-- Dataset entries start --
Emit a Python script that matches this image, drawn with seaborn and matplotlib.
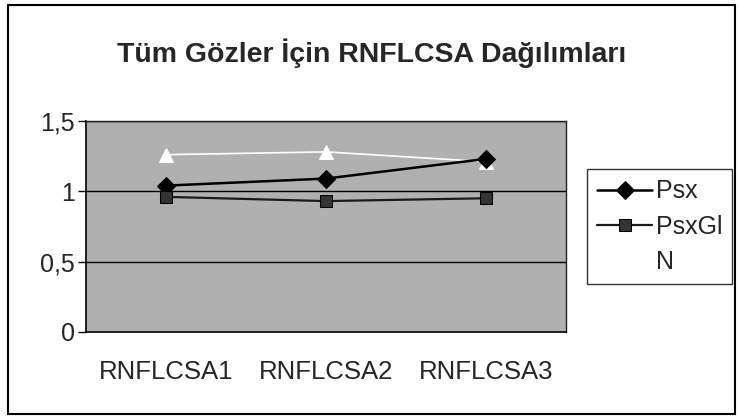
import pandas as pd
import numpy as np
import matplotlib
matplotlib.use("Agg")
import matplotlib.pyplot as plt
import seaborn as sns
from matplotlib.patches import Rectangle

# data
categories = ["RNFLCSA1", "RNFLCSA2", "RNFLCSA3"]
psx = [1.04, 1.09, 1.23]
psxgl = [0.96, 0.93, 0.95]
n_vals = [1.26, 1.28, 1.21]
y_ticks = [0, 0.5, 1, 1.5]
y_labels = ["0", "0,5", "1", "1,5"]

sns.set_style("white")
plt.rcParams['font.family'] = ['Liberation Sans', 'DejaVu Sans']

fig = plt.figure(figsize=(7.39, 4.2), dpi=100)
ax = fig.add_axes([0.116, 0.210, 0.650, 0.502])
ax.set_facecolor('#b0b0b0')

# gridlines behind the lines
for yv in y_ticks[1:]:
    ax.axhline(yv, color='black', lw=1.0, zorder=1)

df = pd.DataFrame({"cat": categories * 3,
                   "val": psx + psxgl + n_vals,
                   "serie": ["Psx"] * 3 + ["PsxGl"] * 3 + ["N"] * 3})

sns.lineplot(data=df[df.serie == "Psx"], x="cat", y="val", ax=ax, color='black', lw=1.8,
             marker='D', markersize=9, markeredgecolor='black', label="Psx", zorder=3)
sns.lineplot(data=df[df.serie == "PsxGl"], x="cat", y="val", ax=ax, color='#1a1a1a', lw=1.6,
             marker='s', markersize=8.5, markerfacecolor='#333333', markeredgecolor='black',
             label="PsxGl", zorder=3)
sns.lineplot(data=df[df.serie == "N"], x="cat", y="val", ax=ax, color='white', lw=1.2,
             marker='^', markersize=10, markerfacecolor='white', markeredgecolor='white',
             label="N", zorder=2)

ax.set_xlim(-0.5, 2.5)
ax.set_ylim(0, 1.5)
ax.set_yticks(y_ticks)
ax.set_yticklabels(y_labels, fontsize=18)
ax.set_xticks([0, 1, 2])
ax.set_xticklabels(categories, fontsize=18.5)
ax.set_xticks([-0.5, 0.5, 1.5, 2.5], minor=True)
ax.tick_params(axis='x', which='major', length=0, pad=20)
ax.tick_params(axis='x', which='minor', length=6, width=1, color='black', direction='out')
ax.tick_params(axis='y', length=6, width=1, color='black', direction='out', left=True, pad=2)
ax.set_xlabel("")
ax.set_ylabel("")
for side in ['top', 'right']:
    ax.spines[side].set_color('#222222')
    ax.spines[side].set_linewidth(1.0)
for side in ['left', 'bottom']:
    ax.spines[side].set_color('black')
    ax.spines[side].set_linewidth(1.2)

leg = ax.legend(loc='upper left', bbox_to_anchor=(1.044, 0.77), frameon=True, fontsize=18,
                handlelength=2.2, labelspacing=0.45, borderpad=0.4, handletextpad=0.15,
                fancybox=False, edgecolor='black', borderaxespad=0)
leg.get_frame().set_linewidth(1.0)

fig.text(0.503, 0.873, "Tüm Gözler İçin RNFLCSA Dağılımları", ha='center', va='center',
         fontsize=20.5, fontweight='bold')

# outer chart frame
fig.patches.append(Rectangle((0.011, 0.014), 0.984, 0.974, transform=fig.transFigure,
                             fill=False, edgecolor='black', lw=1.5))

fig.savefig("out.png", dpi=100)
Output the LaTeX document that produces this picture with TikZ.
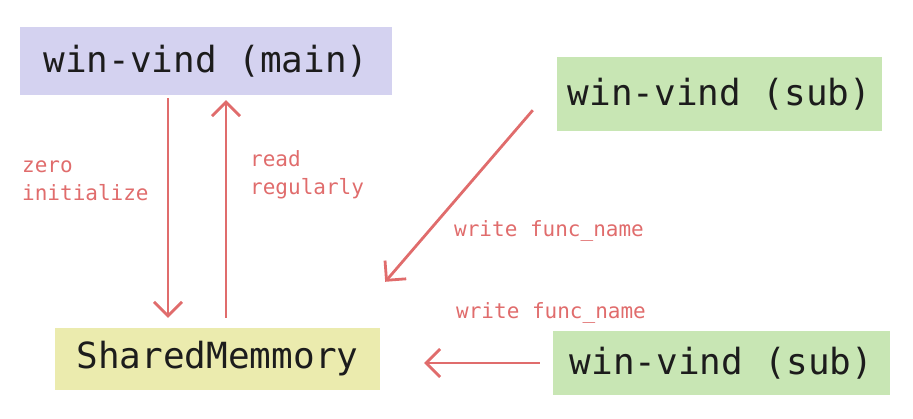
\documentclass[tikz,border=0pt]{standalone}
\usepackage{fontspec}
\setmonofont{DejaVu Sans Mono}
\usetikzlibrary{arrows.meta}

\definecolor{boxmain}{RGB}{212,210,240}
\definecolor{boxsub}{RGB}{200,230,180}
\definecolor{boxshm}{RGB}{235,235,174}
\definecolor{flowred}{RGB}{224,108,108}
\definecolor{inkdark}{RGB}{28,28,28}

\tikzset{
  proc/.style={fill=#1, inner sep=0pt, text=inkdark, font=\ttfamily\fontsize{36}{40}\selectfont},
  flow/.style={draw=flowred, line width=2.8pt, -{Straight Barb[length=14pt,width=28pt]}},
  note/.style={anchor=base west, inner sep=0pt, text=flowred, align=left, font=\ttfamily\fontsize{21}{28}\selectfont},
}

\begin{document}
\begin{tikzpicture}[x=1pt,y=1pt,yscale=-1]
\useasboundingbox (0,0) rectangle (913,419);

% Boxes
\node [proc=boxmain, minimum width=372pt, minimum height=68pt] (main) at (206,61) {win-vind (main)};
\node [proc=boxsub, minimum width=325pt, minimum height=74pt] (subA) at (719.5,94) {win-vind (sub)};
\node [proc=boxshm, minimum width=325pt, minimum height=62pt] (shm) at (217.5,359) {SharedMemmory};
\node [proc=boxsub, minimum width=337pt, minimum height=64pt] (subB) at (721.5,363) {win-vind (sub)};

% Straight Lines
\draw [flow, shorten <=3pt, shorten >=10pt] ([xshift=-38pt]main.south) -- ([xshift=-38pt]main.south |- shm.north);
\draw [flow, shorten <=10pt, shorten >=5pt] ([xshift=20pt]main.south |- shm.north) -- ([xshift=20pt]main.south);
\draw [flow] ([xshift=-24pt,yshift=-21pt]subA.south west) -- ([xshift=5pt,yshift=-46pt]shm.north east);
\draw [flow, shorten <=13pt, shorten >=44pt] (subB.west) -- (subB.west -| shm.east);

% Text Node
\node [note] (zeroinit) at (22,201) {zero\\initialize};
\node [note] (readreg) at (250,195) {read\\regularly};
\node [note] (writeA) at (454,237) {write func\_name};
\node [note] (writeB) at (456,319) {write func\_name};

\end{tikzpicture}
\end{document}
-- Dataset entries end --
Set problem>
All of the entries above should be duplicated exactly, except for the pictures.

Solution for this exercise>
Emit a Python script that matches this image, drawn with seaborn and matplotlib.
import pandas as pd
import numpy as np
import matplotlib
matplotlib.use("Agg")
import matplotlib.pyplot as plt
import seaborn as sns
from matplotlib.patches import Rectangle

# data
categories = ["RNFLCSA1", "RNFLCSA2", "RNFLCSA3"]
psx = [1.04, 1.09, 1.23]
psxgl = [0.96, 0.93, 0.95]
n_vals = [1.26, 1.28, 1.21]
y_ticks = [0, 0.5, 1, 1.5]
y_labels = ["0", "0,5", "1", "1,5"]

sns.set_style("white")
plt.rcParams['font.family'] = ['Liberation Sans', 'DejaVu Sans']

fig = plt.figure(figsize=(7.39, 4.2), dpi=100)
ax = fig.add_axes([0.116, 0.210, 0.650, 0.502])
ax.set_facecolor('#b0b0b0')

# gridlines behind the lines
for yv in y_ticks[1:]:
    ax.axhline(yv, color='black', lw=1.0, zorder=1)

df = pd.DataFrame({"cat": categories * 3,
                   "val": psx + psxgl + n_vals,
                   "serie": ["Psx"] * 3 + ["PsxGl"] * 3 + ["N"] * 3})

sns.lineplot(data=df[df.serie == "Psx"], x="cat", y="val", ax=ax, color='black', lw=1.8,
             marker='D', markersize=9, markeredgecolor='black', label="Psx", zorder=3)
sns.lineplot(data=df[df.serie == "PsxGl"], x="cat", y="val", ax=ax, color='#1a1a1a', lw=1.6,
             marker='s', markersize=8.5, markerfacecolor='#333333', markeredgecolor='black',
             label="PsxGl", zorder=3)
sns.lineplot(data=df[df.serie == "N"], x="cat", y="val", ax=ax, color='white', lw=1.2,
             marker='^', markersize=10, markerfacecolor='white', markeredgecolor='white',
             label="N", zorder=2)

ax.set_xlim(-0.5, 2.5)
ax.set_ylim(0, 1.5)
ax.set_yticks(y_ticks)
ax.set_yticklabels(y_labels, fontsize=18)
ax.set_xticks([0, 1, 2])
ax.set_xticklabels(categories, fontsize=18.5)
ax.set_xticks([-0.5, 0.5, 1.5, 2.5], minor=True)
ax.tick_params(axis='x', which='major', length=0, pad=20)
ax.tick_params(axis='x', which='minor', length=6, width=1, color='black', direction='out')
ax.tick_params(axis='y', length=6, width=1, color='black', direction='out', left=True, pad=2)
ax.set_xlabel("")
ax.set_ylabel("")
for side in ['top', 'right']:
    ax.spines[side].set_color('#222222')
    ax.spines[side].set_linewidth(1.0)
for side in ['left', 'bottom']:
    ax.spines[side].set_color('black')
    ax.spines[side].set_linewidth(1.2)

leg = ax.legend(loc='upper left', bbox_to_anchor=(1.044, 0.77), frameon=True, fontsize=18,
                handlelength=2.2, labelspacing=0.45, borderpad=0.4, handletextpad=0.15,
                fancybox=False, edgecolor='black', borderaxespad=0)
leg.get_frame().set_linewidth(1.0)

fig.text(0.503, 0.873, "Tüm Gözler İçin RNFLCSA Dağılımları", ha='center', va='center',
         fontsize=20.5, fontweight='bold')

# outer chart frame
fig.patches.append(Rectangle((0.011, 0.014), 0.984, 0.974, transform=fig.transFigure,
                             fill=False, edgecolor='black', lw=1.5))

fig.savefig("out.png", dpi=100)
Output the LaTeX document that produces this picture with TikZ.
\documentclass[tikz,border=0pt]{standalone}
\usepackage{fontspec}
\setmonofont{DejaVu Sans Mono}
\usetikzlibrary{arrows.meta}

\definecolor{boxmain}{RGB}{212,210,240}
\definecolor{boxsub}{RGB}{200,230,180}
\definecolor{boxshm}{RGB}{235,235,174}
\definecolor{flowred}{RGB}{224,108,108}
\definecolor{inkdark}{RGB}{28,28,28}

\tikzset{
  proc/.style={fill=#1, inner sep=0pt, text=inkdark, font=\ttfamily\fontsize{36}{40}\selectfont},
  flow/.style={draw=flowred, line width=2.8pt, -{Straight Barb[length=14pt,width=28pt]}},
  note/.style={anchor=base west, inner sep=0pt, text=flowred, align=left, font=\ttfamily\fontsize{21}{28}\selectfont},
}

\begin{document}
\begin{tikzpicture}[x=1pt,y=1pt,yscale=-1]
\useasboundingbox (0,0) rectangle (913,419);

% Boxes
\node [proc=boxmain, minimum width=372pt, minimum height=68pt] (main) at (206,61) {win-vind (main)};
\node [proc=boxsub, minimum width=325pt, minimum height=74pt] (subA) at (719.5,94) {win-vind (sub)};
\node [proc=boxshm, minimum width=325pt, minimum height=62pt] (shm) at (217.5,359) {SharedMemmory};
\node [proc=boxsub, minimum width=337pt, minimum height=64pt] (subB) at (721.5,363) {win-vind (sub)};

% Straight Lines
\draw [flow, shorten <=3pt, shorten >=10pt] ([xshift=-38pt]main.south) -- ([xshift=-38pt]main.south |- shm.north);
\draw [flow, shorten <=10pt, shorten >=5pt] ([xshift=20pt]main.south |- shm.north) -- ([xshift=20pt]main.south);
\draw [flow] ([xshift=-24pt,yshift=-21pt]subA.south west) -- ([xshift=5pt,yshift=-46pt]shm.north east);
\draw [flow, shorten <=13pt, shorten >=44pt] (subB.west) -- (subB.west -| shm.east);

% Text Node
\node [note] (zeroinit) at (22,201) {zero\\initialize};
\node [note] (readreg) at (250,195) {read\\regularly};
\node [note] (writeA) at (454,237) {write func\_name};
\node [note] (writeB) at (456,319) {write func\_name};

\end{tikzpicture}
\end{document}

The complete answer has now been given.